Siempre es un placer especial volver a Edith Wharton. A la exquisitez y la agudeza con las que sobrevuela con tanta naturalidad las cerriles mentes que nos rodean y nos gobiernan y tratan de imponernos su moralidad caduca y asfixiante.
Y es que sobre moralidad caduca y asfixiante trata esta pequeña novela que se devora de una sentada. Sobre la maledicencia, ese trastorno psicológico tan extendido que consiste en encontrar un placer íntimo en señalar los defectos ajenos y hablar mal de los demás. Muchas personas, gracias al uso y abuso continuados de este placer, llegan a desarrollar una verdadera enfermedad que afecta profundamente a su manera de hilar pensamientos, de tal forma que la única conversación verdaderamente interesante, la única merecedora de durar y durar en las reuniones familiares, es la que deja en mal lugar a otras personas. Ah, qué infinito placer convertir a los demás en pequeñas caricaturas moldeables para que se adapten a nuestros prejuicios y queden siempre un escalón por debajo de nuestros méritos. Porque si los demás tienen faltas criticables y nosotros nos damos cuenta y las señalamos, también nos estamos diciendo a nosotros mismos y a los demás que somos mejores que ellos. Hablar mal de los demás es la forma indirecta y automática que tenemos de presumir sin llamar demasiado la atención.
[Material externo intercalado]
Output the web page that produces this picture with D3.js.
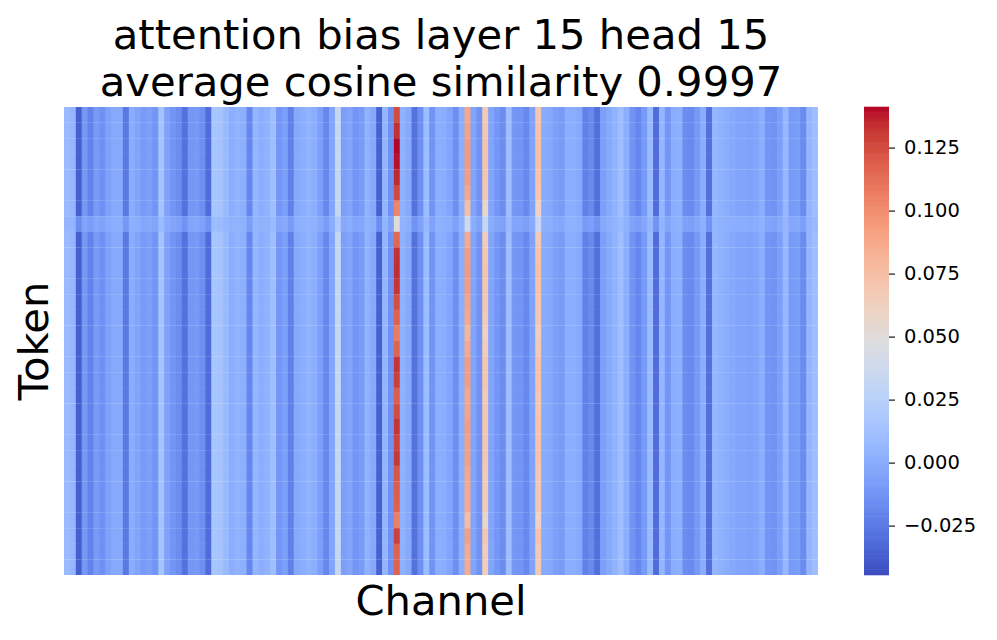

El Nueva York de 1870, el «viejo Nueva York», era una sociedad regida por las apariencias. En un siglo y medio han cambiado mucho las costumbres, pero no el vicio de tratar de disciplinar a los demás a través de la crítica constante. Tanto entonces como ahora son multitud las personas que no quieren que el mundo cambie. Que vivirían felices en una burbuja estática. Con el tiempo detenido. Haciendo todos los días las mismas cosas, viviendo todos los días la misma vida. Personas cuya idea de la decencia vive encorsetada en una época que no saben que terminó hace mucho tiempo. Personas que se sienten amenazadas por la libertad y la alegría de los demás, pues pone en entredicho su vida basada en la renuncia a esa libertad y a esa alegría.
Esta es una novela elegante para leer en la esquina cálida y acogedora de un salón mientras fuera sopla el aire helado de año nuevo. Y soñar con una mujer que anhela su libertad por encima de la maledicencia de la sociedad que la señala. Una «mujer formidable», admirable y frágil. Un trasunto de la autora que conmueve y fascina por «la infinidad de la belleza y la variedad de sus ardides». Una heroína solitaria que en manos de Wharton se vuelve un personaje atemporal.